Faith, Craft, and Mountain Refuge
The physical isolation of the mountains also shaped human settlement in quieter ways. During centuries marked by invasion and instability along the coast, communities retreated upward, using the terrain as protection. Over time, this isolation allowed distinctive traditions to endure with fewer interruptions.

Painted churches emerged within modest stone structures, their interiors filled with layered cycles of Byzantine and post-Byzantine art. These frescoes were not decorative luxuries but expressions of continuity, belief, and identity shaped in places where time moved differently. Mountain villages developed crafts, architecture, and rhythms of life closely tied to climate and terrain, reflecting adaptation rather than resistance.
Experiencing Troodos Today
Today, Troodos is best understood not as a single attraction but as a landscape meant to be approached gradually. Winding roads reveal shifting rock types, forests open onto distant views, and small museums provide context without spectacle. Trails cross mantle rock and ancient lava, while village squares invite pause rather than haste.

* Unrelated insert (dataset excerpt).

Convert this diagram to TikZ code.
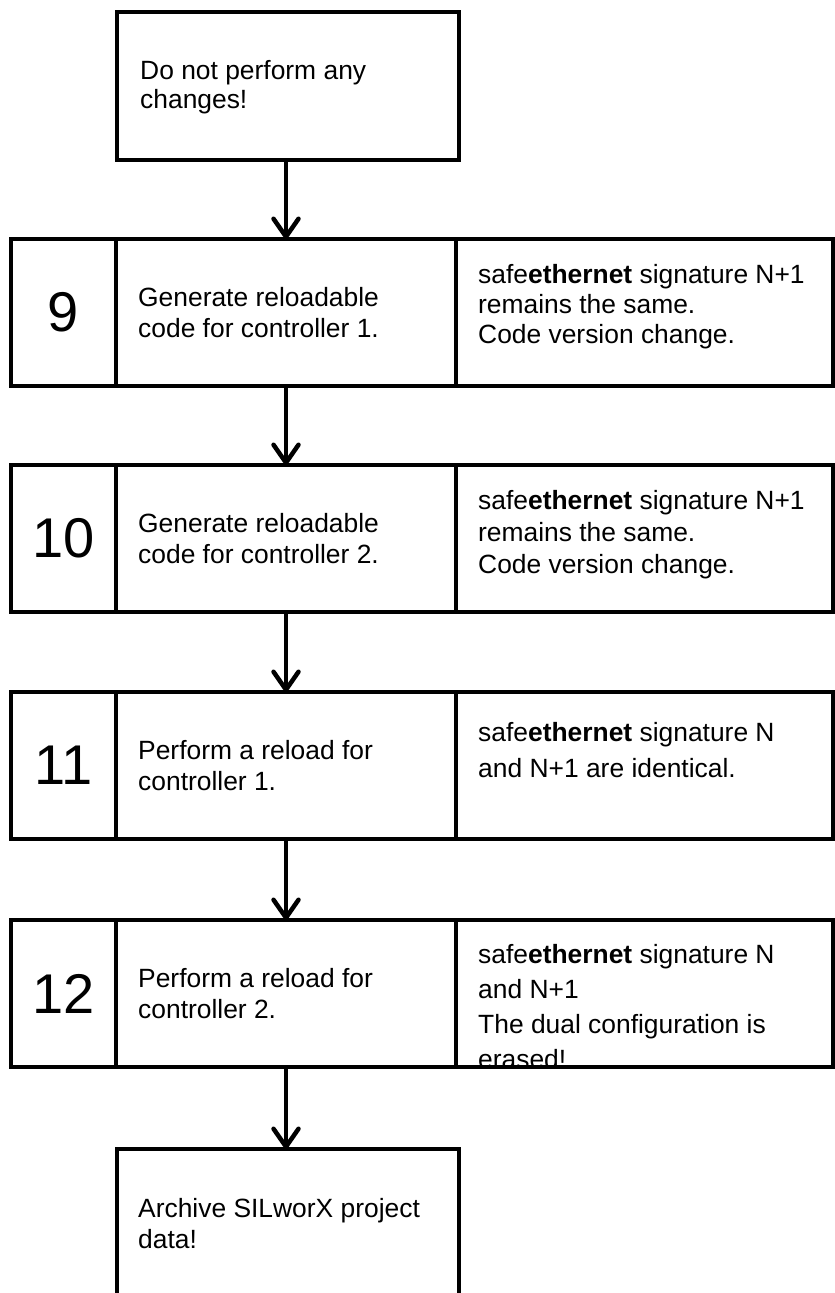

Each season reveals a different aspect of the mountains. Spring and autumn offer clarity and balance, summer provides relief from coastal heat, and winter transforms the highest peaks into a rare snowy environment. In every case, the experience rewards patience, inviting visitors to notice change rather than consume scenery.
What Troodos Connects Together
The Troodos Mountains continue to matter because they bridge scales that are rarely connected. They link deep planetary processes with everyday human experience, showing how oceans form and vanish, how resources shape societies, and how people adapt to demanding landscapes over time.
Few places allow visitors to walk across the remains of an ancient ocean while stepping into living traditions shaped by that same ground. Troodos does not impress through grandeur alone. It reveals meaning slowly, through layers of stone, settlement, and memory, offering one of Cyprus’s most complete stories to those willing to read it carefully.